__DO THIS__
Reproduce every record exactly as it appears, but not the pictures.
-- -- --
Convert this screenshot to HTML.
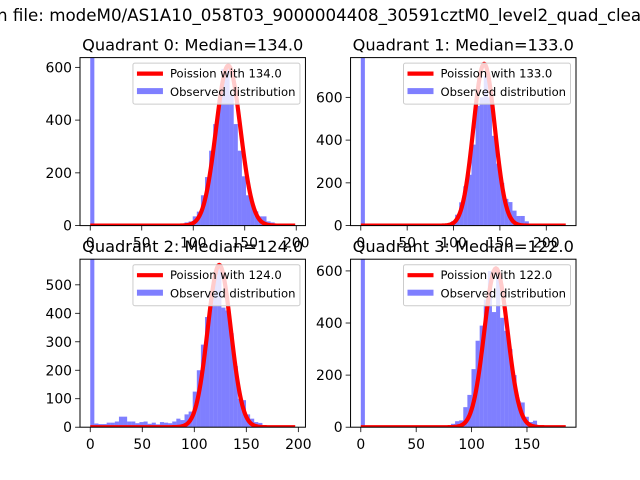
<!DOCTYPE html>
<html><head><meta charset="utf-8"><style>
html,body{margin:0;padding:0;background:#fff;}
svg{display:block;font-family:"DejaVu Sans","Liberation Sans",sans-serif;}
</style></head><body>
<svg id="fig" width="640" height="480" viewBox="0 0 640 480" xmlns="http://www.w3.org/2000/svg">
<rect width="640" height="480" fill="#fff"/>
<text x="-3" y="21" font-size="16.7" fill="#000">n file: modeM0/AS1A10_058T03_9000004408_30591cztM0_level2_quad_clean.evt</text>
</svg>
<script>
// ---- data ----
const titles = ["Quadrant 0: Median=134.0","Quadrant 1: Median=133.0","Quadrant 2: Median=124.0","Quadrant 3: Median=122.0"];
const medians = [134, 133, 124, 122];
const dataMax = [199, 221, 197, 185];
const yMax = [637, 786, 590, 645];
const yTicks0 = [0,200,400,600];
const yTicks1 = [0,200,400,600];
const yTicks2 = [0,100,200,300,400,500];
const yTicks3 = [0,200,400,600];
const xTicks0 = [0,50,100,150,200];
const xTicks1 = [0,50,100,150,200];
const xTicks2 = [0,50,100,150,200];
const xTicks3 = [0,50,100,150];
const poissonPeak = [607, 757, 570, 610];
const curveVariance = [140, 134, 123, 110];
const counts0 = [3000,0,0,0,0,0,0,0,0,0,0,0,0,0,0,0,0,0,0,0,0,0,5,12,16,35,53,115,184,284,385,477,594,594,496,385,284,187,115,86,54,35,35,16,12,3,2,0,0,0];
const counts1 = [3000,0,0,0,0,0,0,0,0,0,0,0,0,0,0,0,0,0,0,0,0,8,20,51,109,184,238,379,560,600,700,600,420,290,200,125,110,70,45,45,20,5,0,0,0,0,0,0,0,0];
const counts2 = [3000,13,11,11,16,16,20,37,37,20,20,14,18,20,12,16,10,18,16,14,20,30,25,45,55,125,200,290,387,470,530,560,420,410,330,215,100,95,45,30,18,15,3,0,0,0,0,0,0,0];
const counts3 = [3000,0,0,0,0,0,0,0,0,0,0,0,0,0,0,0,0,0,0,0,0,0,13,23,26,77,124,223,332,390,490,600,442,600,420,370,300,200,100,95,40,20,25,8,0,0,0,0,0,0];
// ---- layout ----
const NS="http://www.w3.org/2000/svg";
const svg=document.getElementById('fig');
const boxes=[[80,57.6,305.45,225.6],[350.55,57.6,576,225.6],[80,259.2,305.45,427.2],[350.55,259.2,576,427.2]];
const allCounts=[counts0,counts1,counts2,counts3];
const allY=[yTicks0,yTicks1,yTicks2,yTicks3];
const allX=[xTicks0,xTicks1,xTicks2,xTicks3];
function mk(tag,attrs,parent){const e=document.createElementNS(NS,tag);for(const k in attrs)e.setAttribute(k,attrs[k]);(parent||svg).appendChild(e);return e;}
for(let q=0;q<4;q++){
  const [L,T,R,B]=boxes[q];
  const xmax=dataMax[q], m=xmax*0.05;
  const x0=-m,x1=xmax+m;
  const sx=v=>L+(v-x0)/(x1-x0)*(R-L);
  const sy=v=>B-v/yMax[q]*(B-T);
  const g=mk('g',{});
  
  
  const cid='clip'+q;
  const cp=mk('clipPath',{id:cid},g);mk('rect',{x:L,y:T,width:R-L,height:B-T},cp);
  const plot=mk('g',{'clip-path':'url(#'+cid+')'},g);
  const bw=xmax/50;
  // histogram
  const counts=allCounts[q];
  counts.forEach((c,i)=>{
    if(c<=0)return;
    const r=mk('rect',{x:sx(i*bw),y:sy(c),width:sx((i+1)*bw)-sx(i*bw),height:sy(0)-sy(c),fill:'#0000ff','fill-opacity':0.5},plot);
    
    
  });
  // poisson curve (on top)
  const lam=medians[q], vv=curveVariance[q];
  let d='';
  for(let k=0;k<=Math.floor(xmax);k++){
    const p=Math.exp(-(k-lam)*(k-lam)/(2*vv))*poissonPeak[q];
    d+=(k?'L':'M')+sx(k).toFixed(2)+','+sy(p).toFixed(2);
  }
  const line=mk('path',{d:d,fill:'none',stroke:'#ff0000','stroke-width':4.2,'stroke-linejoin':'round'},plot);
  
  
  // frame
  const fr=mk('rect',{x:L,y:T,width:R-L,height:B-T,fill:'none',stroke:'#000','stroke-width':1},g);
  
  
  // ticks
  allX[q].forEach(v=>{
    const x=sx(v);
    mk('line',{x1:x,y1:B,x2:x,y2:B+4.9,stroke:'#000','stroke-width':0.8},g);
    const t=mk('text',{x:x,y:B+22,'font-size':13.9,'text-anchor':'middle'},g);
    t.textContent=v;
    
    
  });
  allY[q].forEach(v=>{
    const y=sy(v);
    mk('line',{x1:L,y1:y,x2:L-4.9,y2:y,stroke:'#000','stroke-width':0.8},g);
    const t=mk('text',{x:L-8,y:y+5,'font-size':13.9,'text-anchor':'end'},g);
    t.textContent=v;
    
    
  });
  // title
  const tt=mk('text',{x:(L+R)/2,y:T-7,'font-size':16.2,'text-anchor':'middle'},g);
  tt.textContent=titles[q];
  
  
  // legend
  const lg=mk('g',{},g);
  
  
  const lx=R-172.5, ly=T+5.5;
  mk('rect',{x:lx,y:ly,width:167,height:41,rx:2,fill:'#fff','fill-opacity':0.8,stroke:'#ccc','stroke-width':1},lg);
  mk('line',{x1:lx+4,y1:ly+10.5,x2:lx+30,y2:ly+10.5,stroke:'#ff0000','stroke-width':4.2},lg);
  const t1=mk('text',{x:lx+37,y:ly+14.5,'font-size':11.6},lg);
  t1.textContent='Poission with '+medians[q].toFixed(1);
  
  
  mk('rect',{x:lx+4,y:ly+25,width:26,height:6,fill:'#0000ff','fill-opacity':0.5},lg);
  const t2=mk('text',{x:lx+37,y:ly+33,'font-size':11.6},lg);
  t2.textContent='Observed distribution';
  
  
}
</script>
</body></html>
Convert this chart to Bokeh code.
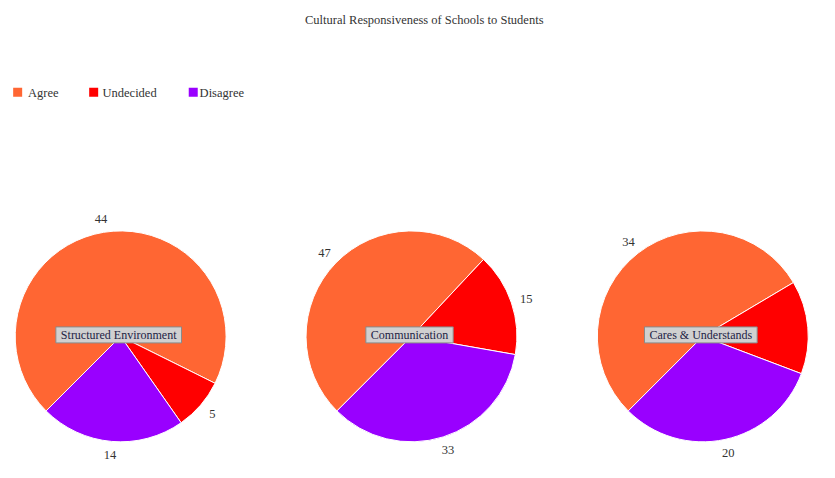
-- -- --
__EXERCISE RESPONSE__
Convert this screenshot to HTML.
<!DOCTYPE html>
<html><head><meta charset="utf-8"><style>
html,body{margin:0;padding:0;background:#fff;}
svg{display:block;font-family:"DejaVu Sans","Liberation Sans",sans-serif;}
</style></head><body>
<svg id="fig" width="640" height="480" viewBox="0 0 640 480" xmlns="http://www.w3.org/2000/svg">
<rect width="640" height="480" fill="#fff"/>
<text x="-3" y="21" font-size="16.7" fill="#000">n file: modeM0/AS1A10_058T03_9000004408_30591cztM0_level2_quad_clean.evt</text>
</svg>
<script>
// ---- data ----
const titles = ["Quadrant 0: Median=134.0","Quadrant 1: Median=133.0","Quadrant 2: Median=124.0","Quadrant 3: Median=122.0"];
const medians = [134, 133, 124, 122];
const dataMax = [199, 221, 197, 185];
const yMax = [637, 786, 590, 645];
const yTicks0 = [0,200,400,600];
const yTicks1 = [0,200,400,600];
const yTicks2 = [0,100,200,300,400,500];
const yTicks3 = [0,200,400,600];
const xTicks0 = [0,50,100,150,200];
const xTicks1 = [0,50,100,150,200];
const xTicks2 = [0,50,100,150,200];
const xTicks3 = [0,50,100,150];
const poissonPeak = [607, 757, 570, 610];
const curveVariance = [140, 134, 123, 110];
const counts0 = [3000,0,0,0,0,0,0,0,0,0,0,0,0,0,0,0,0,0,0,0,0,0,5,12,16,35,53,115,184,284,385,477,594,594,496,385,284,187,115,86,54,35,35,16,12,3,2,0,0,0];
const counts1 = [3000,0,0,0,0,0,0,0,0,0,0,0,0,0,0,0,0,0,0,0,0,8,20,51,109,184,238,379,560,600,700,600,420,290,200,125,110,70,45,45,20,5,0,0,0,0,0,0,0,0];
const counts2 = [3000,13,11,11,16,16,20,37,37,20,20,14,18,20,12,16,10,18,16,14,20,30,25,45,55,125,200,290,387,470,530,560,420,410,330,215,100,95,45,30,18,15,3,0,0,0,0,0,0,0];
const counts3 = [3000,0,0,0,0,0,0,0,0,0,0,0,0,0,0,0,0,0,0,0,0,0,13,23,26,77,124,223,332,390,490,600,442,600,420,370,300,200,100,95,40,20,25,8,0,0,0,0,0,0];
// ---- layout ----
const NS="http://www.w3.org/2000/svg";
const svg=document.getElementById('fig');
const boxes=[[80,57.6,305.45,225.6],[350.55,57.6,576,225.6],[80,259.2,305.45,427.2],[350.55,259.2,576,427.2]];
const allCounts=[counts0,counts1,counts2,counts3];
const allY=[yTicks0,yTicks1,yTicks2,yTicks3];
const allX=[xTicks0,xTicks1,xTicks2,xTicks3];
function mk(tag,attrs,parent){const e=document.createElementNS(NS,tag);for(const k in attrs)e.setAttribute(k,attrs[k]);(parent||svg).appendChild(e);return e;}
for(let q=0;q<4;q++){
  const [L,T,R,B]=boxes[q];
  const xmax=dataMax[q], m=xmax*0.05;
  const x0=-m,x1=xmax+m;
  const sx=v=>L+(v-x0)/(x1-x0)*(R-L);
  const sy=v=>B-v/yMax[q]*(B-T);
  const g=mk('g',{});
  
  
  const cid='clip'+q;
  const cp=mk('clipPath',{id:cid},g);mk('rect',{x:L,y:T,width:R-L,height:B-T},cp);
  const plot=mk('g',{'clip-path':'url(#'+cid+')'},g);
  const bw=xmax/50;
  // histogram
  const counts=allCounts[q];
  counts.forEach((c,i)=>{
    if(c<=0)return;
    const r=mk('rect',{x:sx(i*bw),y:sy(c),width:sx((i+1)*bw)-sx(i*bw),height:sy(0)-sy(c),fill:'#0000ff','fill-opacity':0.5},plot);
    
    
  });
  // poisson curve (on top)
  const lam=medians[q], vv=curveVariance[q];
  let d='';
  for(let k=0;k<=Math.floor(xmax);k++){
    const p=Math.exp(-(k-lam)*(k-lam)/(2*vv))*poissonPeak[q];
    d+=(k?'L':'M')+sx(k).toFixed(2)+','+sy(p).toFixed(2);
  }
  const line=mk('path',{d:d,fill:'none',stroke:'#ff0000','stroke-width':4.2,'stroke-linejoin':'round'},plot);
  
  
  // frame
  const fr=mk('rect',{x:L,y:T,width:R-L,height:B-T,fill:'none',stroke:'#000','stroke-width':1},g);
  
  
  // ticks
  allX[q].forEach(v=>{
    const x=sx(v);
    mk('line',{x1:x,y1:B,x2:x,y2:B+4.9,stroke:'#000','stroke-width':0.8},g);
    const t=mk('text',{x:x,y:B+22,'font-size':13.9,'text-anchor':'middle'},g);
    t.textContent=v;
    
    
  });
  allY[q].forEach(v=>{
    const y=sy(v);
    mk('line',{x1:L,y1:y,x2:L-4.9,y2:y,stroke:'#000','stroke-width':0.8},g);
    const t=mk('text',{x:L-8,y:y+5,'font-size':13.9,'text-anchor':'end'},g);
    t.textContent=v;
    
    
  });
  // title
  const tt=mk('text',{x:(L+R)/2,y:T-7,'font-size':16.2,'text-anchor':'middle'},g);
  tt.textContent=titles[q];
  
  
  // legend
  const lg=mk('g',{},g);
  
  
  const lx=R-172.5, ly=T+5.5;
  mk('rect',{x:lx,y:ly,width:167,height:41,rx:2,fill:'#fff','fill-opacity':0.8,stroke:'#ccc','stroke-width':1},lg);
  mk('line',{x1:lx+4,y1:ly+10.5,x2:lx+30,y2:ly+10.5,stroke:'#ff0000','stroke-width':4.2},lg);
  const t1=mk('text',{x:lx+37,y:ly+14.5,'font-size':11.6},lg);
  t1.textContent='Poission with '+medians[q].toFixed(1);
  
  
  mk('rect',{x:lx+4,y:ly+25,width:26,height:6,fill:'#0000ff','fill-opacity':0.5},lg);
  const t2=mk('text',{x:lx+37,y:ly+33,'font-size':11.6},lg);
  t2.textContent='Observed distribution';
  
  
}
</script>
</body></html>
Convert this chart to Bokeh code.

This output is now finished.